Heidi Harris and Joaquín Mendoza – Circe

self released, 2012, DD album, 38m 4s

$0+ name your price

It would be easy to describe this music as ‘experimental’: that’s the default term for anything that doesn’t employ a conventional compositional grammar. The main difficulty with that term is that it implies a certain form of creative enquiry, to whit, ‘what happens if I press this button?’ That may be a fair description of some musicians’ practices, but not of everyone who forges their own language. A more general sense of the experimental, the collection of observations against which to test hypotheses, the search for new understanding, is a part of every rigorous creative practice, however stylistically conventional.

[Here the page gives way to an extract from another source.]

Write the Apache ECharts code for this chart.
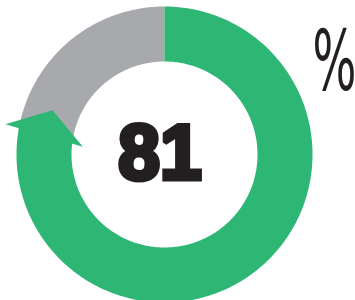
<!DOCTYPE html>
<html>
<head>
<meta charset="utf-8">
<script src="https://cdn.jsdelivr.net/npm/echarts@6/dist/echarts.min.js"></script>
<style>
  html, body { margin: 0; padding: 0; background: #fff; }
  #chart { width: 355px; height: 300px; }
</style>
</head>
<body>
<div id="chart"></div>
<script>
// 数据
const parts = ['score', 'rest'];
const shares = [81, 19];
const colors = ['#2db674', '#a7a9ac'];
const unitLabel = '%';

const outerR = 148;
const innerR = 93;
const arrowBack = 3.4;   // 箭头占用的百分比长度

const chart = echarts.init(document.getElementById('chart'));

// 沿圆环取点，画成多边形
function ringPoints (api, a0, a1, r0, r1) {
  const pts = [];
  const step = 0.25;
  for (let a = a0; a < a1; a += step) pts.push(api.coord([r1, a]));
  pts.push(api.coord([r1, a1]));
  for (let a = a1; a > a0; a -= step) pts.push(api.coord([r0, a]));
  pts.push(api.coord([r0, a0]));
  return pts;
}

const scoreEnd = shares[0];
const restEnd = shares[0] + shares[1];

const option = {
  animation: false,
  polar: { center: [164.5, 154.5], radius: outerR },
  angleAxis: { type: 'value', min: 0, max: restEnd, startAngle: 90, clockwise: true, show: false },
  radiusAxis: { type: 'value', min: 0, max: outerR, show: false },
  series: [
    {
      name: parts[1],
      type: 'custom',
      coordinateSystem: 'polar',
      z: 1,
      data: [[scoreEnd, restEnd]],
      renderItem: function (params, api) {
        const a0 = api.value(0) - arrowBack;
        const a1 = api.value(1);
        return {
          type: 'polygon',
          shape: { points: ringPoints(api, a0, a1, innerR, outerR) },
          style: { fill: colors[1] }
        };
      }
    },
    {
      name: parts[0],
      type: 'custom',
      coordinateSystem: 'polar',
      z: 2,
      data: [[0, scoreEnd]],
      renderItem: function (params, api) {
        const a0 = api.value(0);
        const tip = api.value(1);
        const bodyEnd = tip - arrowBack + 0.3;
        const mid = (innerR + outerR) / 2;
        return {
          type: 'group',
          children: [
            {
              type: 'polygon',
              shape: { points: ringPoints(api, a0, bodyEnd, innerR, outerR) },
              style: { fill: colors[0] }
            },
            {
              type: 'polygon',
              shape: {
                points: [
                  api.coord([outerR + 14, tip - 3.0]),
                  api.coord([mid, tip]),
                  api.coord([innerR - 11, tip - 4.5])
                ]
              },
              style: { fill: colors[0] }
            }
          ]
        };
      }
    }
  ],
  graphic: [
    {
      type: 'text',
      x: 160,
      y: 157,
      scaleX: 0.96,
      style: {
        text: String(shares[0]),
        font: 'bold 78px "Liberation Sans"',
        fill: '#231f20',
        stroke: '#231f20',
        lineWidth: 5,
        align: 'center',
        verticalAlign: 'middle'
      }
    },
    {
      type: 'text',
      x: 334.5,
      y: 68,
      scaleX: 0.55,
      style: {
        text: unitLabel,
        font: 'normal 84px "DejaVu Sans"',
        fill: '#231f20',
        align: 'center',
        verticalAlign: 'middle'
      }
    }
  ]
};

chart.setOption(option);
</script>
</body>
</html>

However, Circe does convey a real sense that its authors are exploring new territory; I don’t get the impression they are in much doubt as to the emotional effects of any given technique, as they are employed with a deft self-assurance and fluency of gesture, but the forms and premises of these recordings are just as much the field of creative endeavour as are the sounds which flesh them out. There are no obvious song structures here, but there are structures, scenes and sequences, arranged in coherent relationships. The music sometimes seems aleatory, as in the discoherent spaces of ‘The Water Broke and We Didn’t Even Notice’, and at other times it is composed of  recognisable phraseologies, like Harris’ vocals on ‘The Porn Auditions’, or Mendoza’s insistently angular piano on ‘To Behold The Sight’. Both artists bring a great many sounds to their collaboration, and a great deal of knowledge and understanding to their use; there isn’t room to enumerate their techniques, but Harris’ vocals and clarinet, and Mendoza’s piano and field recordings, are the voices that linger most in my memory. Circe is an album which requires its listeners to suspend their preconceptions, and follow its meanderings with an open, actively engaged mind: those that do will be rewarded with a set of atmospheres that are as warm and as generous as they are challenging and as austerely beautiful as they are intrepid.